## WORK TO COMPLETE
Copy out exactly the lines from the one holding "Generate a Python" through the one holding "fig = plt.figure(figsize=(7.63, 6.37), dpi=100)", ends included; omit images.

## DATASET
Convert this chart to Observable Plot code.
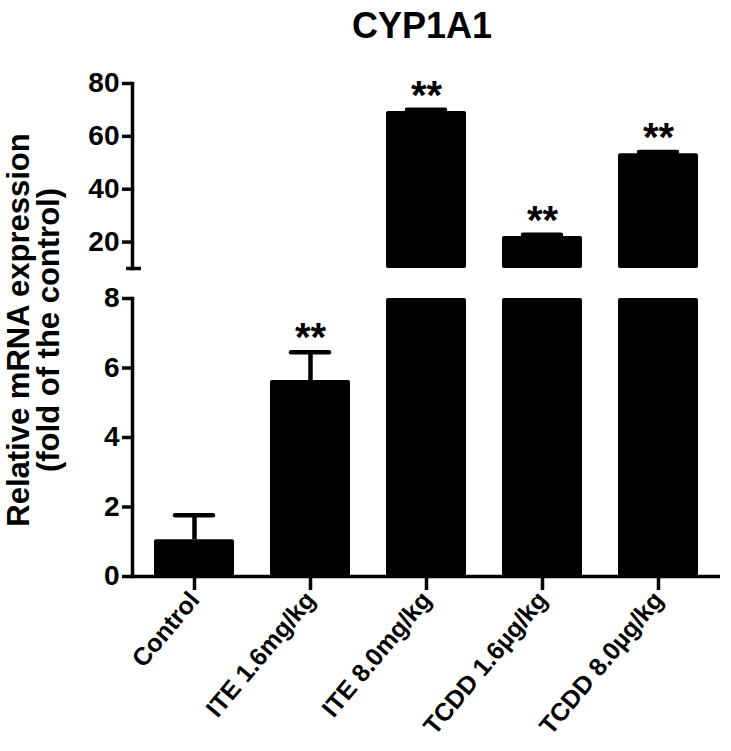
<!DOCTYPE html>
<html>
<head>
<meta charset="utf-8">
<script src="https://cdn.jsdelivr.net/npm/d3@7"></script>
<script src="https://cdn.jsdelivr.net/npm/@observablehq/plot@0.6"></script>
<style>
  html, body { margin: 0; padding: 0; background: white; }
  #wrap { position: relative; width: 731px; height: 751px; overflow: hidden; font-family: "Liberation Sans", Arial, sans-serif; }
  #wrap svg { position: absolute; left: 0; }
</style>
</head>
<body>
<div id="wrap"></div>
<script>
// ---- data ----
const categories = ["Control", "ITE 1.6mg/kg", "ITE 8.0mg/kg", "TCDD 1.6µg/kg", "TCDD 8.0µg/kg"];
const means      = [1.06, 5.64, 69.4, 22.1, 53.4];
const errUpper   = [1.76, 6.45, 70.1, 22.8, 54.1];
const stars      = ["", "**", "**", "**", "**"];
const topTicks    = [20, 40, 60, 80];
const bottomTicks = [0, 2, 4, 6, 8];
const breakLow = 8, breakHigh = 10, topMax = 80;
const title = "CYP1A1";
const yLabel = ["Relative mRNA expression", "(fold of the control)"];

const data = categories.map((c, i) => ({cat: c, mean: means[i], err: errUpper[i], star: stars[i]}));
const topData = data.filter(d => d.mean > breakHigh);
const lowData = data.filter(d => d.mean <= breakLow);

const font = "'Liberation Sans', Arial, sans-serif";
const W = 731;
const xScale = {domain: categories, paddingInner: 0.31, paddingOuter: 0.17, align: 0.5};
const commonStyle = {fontFamily: font, fontWeight: "bold", color: "black", background: "transparent", overflow: "visible"};
const lw = 3.5;

const topPlot = Plot.plot({
  width: W, height: 280,
  marginTop: 83, marginBottom: 12, marginLeft: 132, marginRight: 11,
  style: commonStyle,
  x: {...xScale, axis: null},
  y: {domain: [breakHigh, topMax]},
  marks: [
    Plot.barY(topData, {x: "cat", y1: d => breakHigh, y2: "mean", fill: "black", rx: 2}),
    Plot.ruleX(topData, {x: "cat", y1: "mean", y2: "err", stroke: "black", strokeWidth: 4.5}),
    Plot.tickY(topData, {x: "cat", y: "err", stroke: "black", strokeWidth: 4.5, insetLeft: 21, insetRight: 21, strokeLinecap: "round"}),
    Plot.text(topData, {x: "cat", y: "err", text: "star", fontSize: 40, fontWeight: "bold", lineAnchor: "bottom", dy: -1, fill: "black"}),
    Plot.frame({anchor: "left", stroke: "black", strokeWidth: lw}),
    Plot.axisY({ticks: topTicks, tickSize: 10, tickPadding: 3, fontSize: 28, fontWeight: "bold", strokeWidth: lw, label: null}),
    Plot.axisY({ticks: [breakHigh], tickSize: 15, dx: 9, tickFormat: () => "", strokeWidth: lw, label: null})
  ]
});
topPlot.style.top = "0px";

const lowPlot = Plot.plot({
  width: W, height: 471,
  marginTop: 18, marginBottom: 175, marginLeft: 132, marginRight: 11,
  style: commonStyle,
  x: {...xScale},
  y: {domain: [0, breakLow]},
  marks: [
    Plot.barY(data, {x: "cat", y1: d => 0, y2: d => Math.min(d.mean, breakLow), fill: "black", rx: 2}),
    Plot.ruleX(lowData, {x: "cat", y1: "mean", y2: "err", stroke: "black", strokeWidth: 4.5}),
    Plot.tickY(lowData, {x: "cat", y: "err", stroke: "black", strokeWidth: 4.5, insetLeft: 21, insetRight: 21, strokeLinecap: "round"}),
    Plot.text(lowData, {x: "cat", y: "err", text: "star", fontSize: 40, fontWeight: "bold", lineAnchor: "bottom", dy: -1, fill: "black"}),
    Plot.frame({anchor: "left", stroke: "black", strokeWidth: lw}),
    Plot.ruleY([0], {stroke: "black", strokeWidth: lw}),
    Plot.axisY({ticks: bottomTicks, tickSize: 10, tickPadding: 3, fontSize: 28, fontWeight: "bold", strokeWidth: lw, label: null}),
    Plot.axisX({tickRotate: -50, tickSize: 14, tickPadding: 5, fontSize: 25, fontWeight: "bold", strokeWidth: lw, label: null})
  ]
});
lowPlot.style.top = "280px";

const wrap = document.getElementById("wrap");
wrap.appendChild(lowPlot);
wrap.appendChild(topPlot);

// title and y label overlay
const overlay = d3.create("svg")
  .attr("width", W).attr("height", 751)
  .style("top", "0px").style("pointer-events", "none")
  .style("font-family", font).style("font-weight", "bold");
overlay.append("text")
  .attr("x", 422).attr("y", 38).attr("text-anchor", "middle")
  .attr("font-size", 36).attr("fill", "black").text(title);
yLabel.forEach((t, i) => {
  overlay.append("text")
    .attr("transform", `translate(${29 + i * 30},330) rotate(-90)`)
    .attr("text-anchor", "middle").attr("font-size", 31).attr("fill", "black").text(t);
});
wrap.appendChild(overlay.node());
</script>
</body>
</html>
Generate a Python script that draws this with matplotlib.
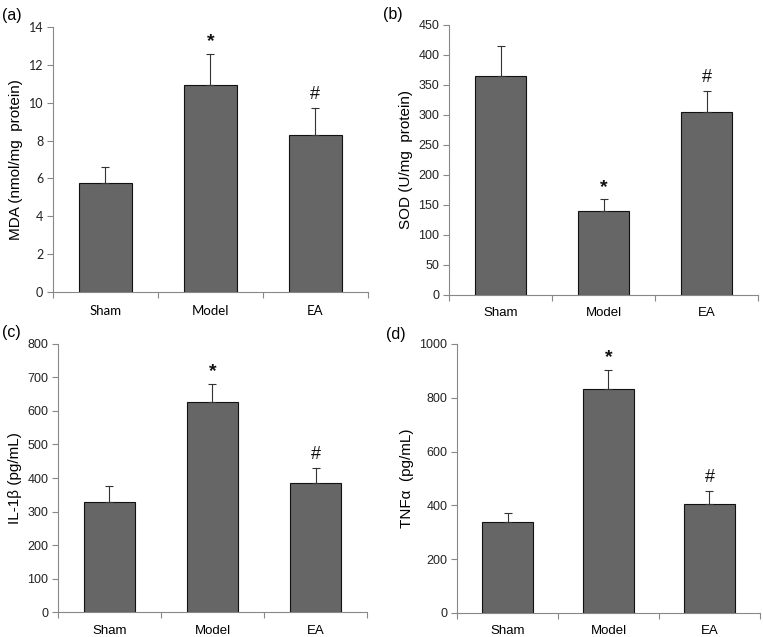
import matplotlib
matplotlib.use("Agg")
import matplotlib.pyplot as plt

plt.rcParams['font.family'] = ['Liberation Sans', 'DejaVu Sans']

categories = ["Sham", "Model", "EA"]

mda_vals = [5.75, 10.95, 8.3]
mda_err = [0.85, 1.65, 1.4]
sod_vals = [365, 140, 305]
sod_err = [50, 20, 35]
il1b_vals = [327, 628, 385]
il1b_err = [50, 54, 45]
tnfa_vals = [337, 833, 407]
tnfa_err = [36, 72, 45]

marks = ["", "*", "#"]

panels = [
    dict(label="(a)", vals=mda_vals, err=mda_err, ylabel="MDA (nmol/mg  protein)",
         ylim=(0, 14), yticks=list(range(0, 15, 2)), pos=[0.0695, 0.5416, 0.4125, 0.416],
         tickfont=["Lato", "DejaVu Sans"], lab_xy=(0.003, 0.976)),
    dict(label="(b)", vals=sod_vals, err=sod_err, ylabel="SOD (U/mg  protein)",
         ylim=(0, 450), yticks=list(range(0, 451, 50)), pos=[0.5885, 0.5369, 0.405, 0.4239],
         tickfont=["Liberation Sans", "DejaVu Sans"], lab_xy=(0.502, 0.978)),
    dict(label="(c)", vals=il1b_vals, err=il1b_err, ylabel="IL-1β (pg/mL)",
         ylim=(0, 800), yticks=list(range(0, 801, 100)), pos=[0.076, 0.0392, 0.405, 0.4208],
         tickfont=["Liberation Sans", "DejaVu Sans"], lab_xy=(0.003, 0.478)),
    dict(label="(d)", vals=tnfa_vals, err=tnfa_err, ylabel="TNFα  (pg/mL)",
         ylim=(0, 1000), yticks=list(range(0, 1001, 200)), pos=[0.599, 0.0377, 0.397, 0.4223],
         tickfont=["Liberation Sans", "DejaVu Sans"], lab_xy=(0.506, 0.475)),
]

fig = plt.figure(figsize=(7.63, 6.37), dpi=100)

for p in panels:
    ax = fig.add_axes(p["pos"])
    x = list(range(len(categories)))
    ax.bar(x, p["vals"], width=0.5, color="#666666", edgecolor="#111111", linewidth=0.8, zorder=2)
    ax.errorbar(x, p["vals"], yerr=[[0]*3, p["err"]], fmt="none", ecolor="#333333",
                elinewidth=0.8, capsize=3, capthick=0.8, zorder=3)
    span = p["ylim"][1]
    for xi, v, e, m in zip(x, p["vals"], p["err"], marks):
        if m == "*":
            ax.text(xi, v + e + span * 0.012, m, ha="center", va="bottom",
                    fontsize=14, fontweight="bold", color="#111111")
        elif m == "#":
            ax.text(xi, v + e + span * 0.02, m, ha="center", va="bottom",
                    fontsize=13, color="#111111")
    ax.set_xlim(-0.5, 2.5)
    ax.set_ylim(*p["ylim"])
    ax.set_yticks(p["yticks"])
    ax.set_xticks(x)
    ax.set_xticklabels(categories, fontsize=9.5, family=p["tickfont"])
    for t in ax.get_yticklabels():
        t.set_family(p["tickfont"])
    ax.tick_params(axis="x", length=0, pad=9)
    ax.set_xticks([-0.5, 0.5, 1.5, 2.5], minor=True)
    ax.tick_params(axis="x", which="minor", length=4, color="#888888", width=0.8)
    ax.tick_params(axis="y", length=4, color="#888888", width=0.8, labelsize=9, pad=3,
                   labelcolor="#222222")
    for s in ["top", "right"]:
        ax.spines[s].set_visible(False)
    for s in ["left", "bottom"]:
        ax.spines[s].set_color("#888888")
        ax.spines[s].set_linewidth(0.8)
    ax.set_ylabel(p["ylabel"], fontsize=11, labelpad=4)
    fig.text(p["lab_xy"][0], p["lab_xy"][1], p["label"], fontsize=11.5, ha="left", va="center")

fig.savefig("out.png", dpi=100)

## EXERCISE RESPONSE
Generate a Python script that draws this with matplotlib.
import matplotlib
matplotlib.use("Agg")
import matplotlib.pyplot as plt

plt.rcParams['font.family'] = ['Liberation Sans', 'DejaVu Sans']

categories = ["Sham", "Model", "EA"]

mda_vals = [5.75, 10.95, 8.3]
mda_err = [0.85, 1.65, 1.4]
sod_vals = [365, 140, 305]
sod_err = [50, 20, 35]
il1b_vals = [327, 628, 385]
il1b_err = [50, 54, 45]
tnfa_vals = [337, 833, 407]
tnfa_err = [36, 72, 45]

marks = ["", "*", "#"]

panels = [
    dict(label="(a)", vals=mda_vals, err=mda_err, ylabel="MDA (nmol/mg  protein)",
         ylim=(0, 14), yticks=list(range(0, 15, 2)), pos=[0.0695, 0.5416, 0.4125, 0.416],
         tickfont=["Lato", "DejaVu Sans"], lab_xy=(0.003, 0.976)),
    dict(label="(b)", vals=sod_vals, err=sod_err, ylabel="SOD (U/mg  protein)",
         ylim=(0, 450), yticks=list(range(0, 451, 50)), pos=[0.5885, 0.5369, 0.405, 0.4239],
         tickfont=["Liberation Sans", "DejaVu Sans"], lab_xy=(0.502, 0.978)),
    dict(label="(c)", vals=il1b_vals, err=il1b_err, ylabel="IL-1β (pg/mL)",
         ylim=(0, 800), yticks=list(range(0, 801, 100)), pos=[0.076, 0.0392, 0.405, 0.4208],
         tickfont=["Liberation Sans", "DejaVu Sans"], lab_xy=(0.003, 0.478)),
    dict(label="(d)", vals=tnfa_vals, err=tnfa_err, ylabel="TNFα  (pg/mL)",
         ylim=(0, 1000), yticks=list(range(0, 1001, 200)), pos=[0.599, 0.0377, 0.397, 0.4223],
         tickfont=["Liberation Sans", "DejaVu Sans"], lab_xy=(0.506, 0.475)),
]

fig = plt.figure(figsize=(7.63, 6.37), dpi=100)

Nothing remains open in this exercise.